Dataset records
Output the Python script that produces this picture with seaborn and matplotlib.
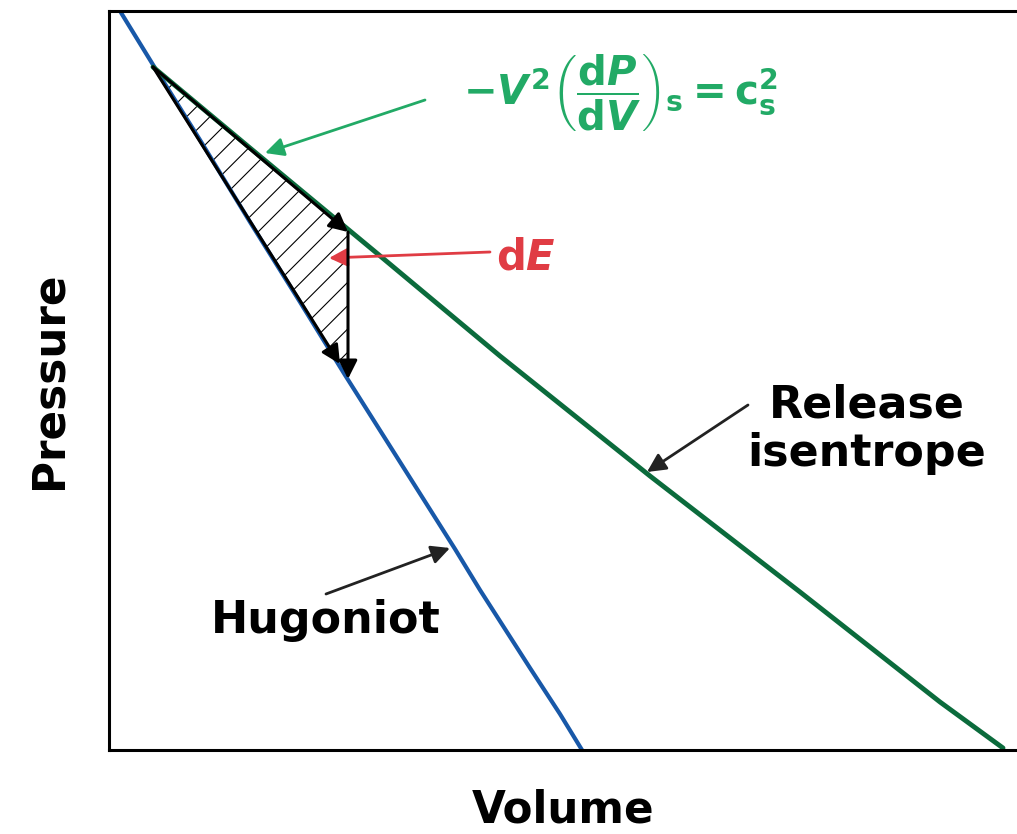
"""
Hugoniot vs release isentrope sketch in the P-V plane.
"""

import matplotlib
matplotlib.use("Agg")
import matplotlib.pyplot as plt
import seaborn as sns
import pandas as pd

# curve samples (volume, pressure) in arbitrary units
hugoniot_v = [120, 155, 200, 250, 300, 345, 400, 455, 480, 530, 560, 582]
hugoniot_p = [739, 682, 610, 528, 448, 375, 288, 201, 160, 82, 36, 0]

isentrope_v = [153, 250, 373, 500, 650, 800, 940, 1003]
isentrope_p = [683, 602, 500, 394, 274, 158, 48, 2]

# hatched work triangle (dE): start, end on isentrope, end of drop, end on Hugoniot
wedge_v = [153, 348, 348, 340]
wedge_p = [683, 518, 375, 386]

GREEN_LINE = "#0b6b3c"
GREEN_TEXT = "#22aa66"
BLUE = "#1858a8"
RED = "#e03c44"
FONT = "DejaVu Sans"

# render at a higher dpi so the hatch spacing matches; sizes below are
# given as if at 100 dpi and scaled by K
DPI = 140
K = 100 / DPI

sns.set_theme(style="white")
plt.rcParams["font.family"] = [FONT]
plt.rcParams["text.color"] = "black"
plt.rcParams["axes.labelcolor"] = "black"
plt.rcParams["mathtext.fontset"] = "custom"
plt.rcParams["mathtext.rm"] = f"{FONT}:bold"
plt.rcParams["mathtext.it"] = f"{FONT}:bold:italic"
plt.rcParams["mathtext.bf"] = f"{FONT}:bold"
plt.rcParams["hatch.linewidth"] = 0.8 * K

fig = plt.figure(figsize=(1017 / DPI, 834 / DPI), dpi=DPI)
ax = fig.add_axes([109 / 1017, 84 / 834, 908 / 1017, 739 / 834])

hug = pd.DataFrame({"V": hugoniot_v, "P": hugoniot_p})
ise = pd.DataFrame({"V": isentrope_v, "P": isentrope_p})

sns.lineplot(data=hug, x="V", y="P", sort=False, color=BLUE, lw=3 * K, ax=ax)
sns.lineplot(data=ise, x="V", y="P", sort=False, color=GREEN_LINE, lw=3.5 * K, ax=ax)

ax.fill(wedge_v, wedge_p, facecolor="none", edgecolor="black", hatch="//",
        lw=0, zorder=1)


def arrow(color, lw=2.0):
    return dict(arrowstyle="-|>", color=color, lw=lw * K, mutation_scale=28 * K,
                shrinkA=0, shrinkB=0)


ax.annotate("", xy=(wedge_v[1], wedge_p[1]), xytext=(wedge_v[0], wedge_p[0]),
            arrowprops=arrow("black", 2.2), zorder=4)
ax.annotate("", xy=(wedge_v[3], wedge_p[3]), xytext=(wedge_v[0], wedge_p[0]),
            arrowprops=arrow("black", 2.2), zorder=4)
ax.annotate("", xy=(wedge_v[2], wedge_p[2] - 4), xytext=(wedge_v[1], wedge_p[1]),
            arrowprops=arrow("black", 2.2), zorder=4)

# equation label for the isentrope slope
ax.text(620, 657,
        r"$-V^2\left(\dfrac{\mathrm{d}P}{\mathrm{d}V}\right)_\mathrm{s}=\mathrm{c}_\mathrm{s}^2$",
        color=GREEN_TEXT, fontsize=29 * K, ha="center", va="center")
ax.annotate("", xy=(265, 597), xytext=(425, 650), arrowprops=arrow(GREEN_TEXT))

ax.annotate("", xy=(329, 492), xytext=(490, 498), arrowprops=arrow(RED))
ax.text(496, 492, r"$\mathrm{d}E$", color=RED, fontsize=30 * K,
        ha="left", va="center")

ax.annotate("", xy=(647, 278), xytext=(748, 345), arrowprops=arrow("#222222"))
ax.text(867, 321, "Release\nisentrope", fontsize=32 * K, fontweight="bold",
        ha="center", va="center", linespacing=1.17)

ax.annotate("", xy=(450, 202), xytext=(326, 156), arrowprops=arrow("#222222"))
ax.text(326, 129, "Hugoniot", fontsize=32 * K, fontweight="bold",
        ha="center", va="center")

ax.set_xlim(109, 1017)
ax.set_ylim(0, 739)
ax.set_xticks([])
ax.set_yticks([])
ax.set_xlabel("Volume", fontsize=31.5 * K, fontweight="bold", labelpad=28 * K)
ax.set_ylabel("Pressure", fontsize=31.5 * K, fontweight="bold", labelpad=28 * K)
for side in ["left", "top", "bottom"]:
    ax.spines[side].set_color("black")
    ax.spines[side].set_linewidth(2.2 * K)
ax.spines["right"].set_visible(False)

fig.savefig("out.png", dpi=DPI)
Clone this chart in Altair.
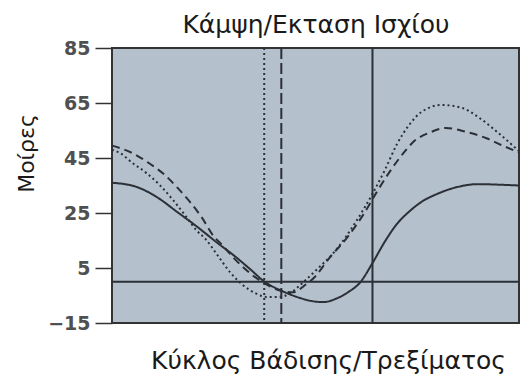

Stated goal
Quote the preceding records in their entirety, excluding every picture.

Written answer
Output the Python script that produces this picture with seaborn and matplotlib.
"""
Hugoniot vs release isentrope sketch in the P-V plane.
"""

import matplotlib
matplotlib.use("Agg")
import matplotlib.pyplot as plt
import seaborn as sns
import pandas as pd

# curve samples (volume, pressure) in arbitrary units
hugoniot_v = [120, 155, 200, 250, 300, 345, 400, 455, 480, 530, 560, 582]
hugoniot_p = [739, 682, 610, 528, 448, 375, 288, 201, 160, 82, 36, 0]

isentrope_v = [153, 250, 373, 500, 650, 800, 940, 1003]
isentrope_p = [683, 602, 500, 394, 274, 158, 48, 2]

# hatched work triangle (dE): start, end on isentrope, end of drop, end on Hugoniot
wedge_v = [153, 348, 348, 340]
wedge_p = [683, 518, 375, 386]

GREEN_LINE = "#0b6b3c"
GREEN_TEXT = "#22aa66"
BLUE = "#1858a8"
RED = "#e03c44"
FONT = "DejaVu Sans"

# render at a higher dpi so the hatch spacing matches; sizes below are
# given as if at 100 dpi and scaled by K
DPI = 140
K = 100 / DPI

sns.set_theme(style="white")
plt.rcParams["font.family"] = [FONT]
plt.rcParams["text.color"] = "black"
plt.rcParams["axes.labelcolor"] = "black"
plt.rcParams["mathtext.fontset"] = "custom"
plt.rcParams["mathtext.rm"] = f"{FONT}:bold"
plt.rcParams["mathtext.it"] = f"{FONT}:bold:italic"
plt.rcParams["mathtext.bf"] = f"{FONT}:bold"
plt.rcParams["hatch.linewidth"] = 0.8 * K

fig = plt.figure(figsize=(1017 / DPI, 834 / DPI), dpi=DPI)
ax = fig.add_axes([109 / 1017, 84 / 834, 908 / 1017, 739 / 834])

hug = pd.DataFrame({"V": hugoniot_v, "P": hugoniot_p})
ise = pd.DataFrame({"V": isentrope_v, "P": isentrope_p})

sns.lineplot(data=hug, x="V", y="P", sort=False, color=BLUE, lw=3 * K, ax=ax)
sns.lineplot(data=ise, x="V", y="P", sort=False, color=GREEN_LINE, lw=3.5 * K, ax=ax)

ax.fill(wedge_v, wedge_p, facecolor="none", edgecolor="black", hatch="//",
        lw=0, zorder=1)


def arrow(color, lw=2.0):
    return dict(arrowstyle="-|>", color=color, lw=lw * K, mutation_scale=28 * K,
                shrinkA=0, shrinkB=0)


ax.annotate("", xy=(wedge_v[1], wedge_p[1]), xytext=(wedge_v[0], wedge_p[0]),
            arrowprops=arrow("black", 2.2), zorder=4)
ax.annotate("", xy=(wedge_v[3], wedge_p[3]), xytext=(wedge_v[0], wedge_p[0]),
            arrowprops=arrow("black", 2.2), zorder=4)
ax.annotate("", xy=(wedge_v[2], wedge_p[2] - 4), xytext=(wedge_v[1], wedge_p[1]),
            arrowprops=arrow("black", 2.2), zorder=4)

# equation label for the isentrope slope
ax.text(620, 657,
        r"$-V^2\left(\dfrac{\mathrm{d}P}{\mathrm{d}V}\right)_\mathrm{s}=\mathrm{c}_\mathrm{s}^2$",
        color=GREEN_TEXT, fontsize=29 * K, ha="center", va="center")
ax.annotate("", xy=(265, 597), xytext=(425, 650), arrowprops=arrow(GREEN_TEXT))

ax.annotate("", xy=(329, 492), xytext=(490, 498), arrowprops=arrow(RED))
ax.text(496, 492, r"$\mathrm{d}E$", color=RED, fontsize=30 * K,
        ha="left", va="center")

ax.annotate("", xy=(647, 278), xytext=(748, 345), arrowprops=arrow("#222222"))
ax.text(867, 321, "Release\nisentrope", fontsize=32 * K, fontweight="bold",
        ha="center", va="center", linespacing=1.17)

ax.annotate("", xy=(450, 202), xytext=(326, 156), arrowprops=arrow("#222222"))
ax.text(326, 129, "Hugoniot", fontsize=32 * K, fontweight="bold",
        ha="center", va="center")

ax.set_xlim(109, 1017)
ax.set_ylim(0, 739)
ax.set_xticks([])
ax.set_yticks([])
ax.set_xlabel("Volume", fontsize=31.5 * K, fontweight="bold", labelpad=28 * K)
ax.set_ylabel("Pressure", fontsize=31.5 * K, fontweight="bold", labelpad=28 * K)
for side in ["left", "top", "bottom"]:
    ax.spines[side].set_color("black")
    ax.spines[side].set_linewidth(2.2 * K)
ax.spines["right"].set_visible(False)

fig.savefig("out.png", dpi=DPI)
Clone this chart in Altair.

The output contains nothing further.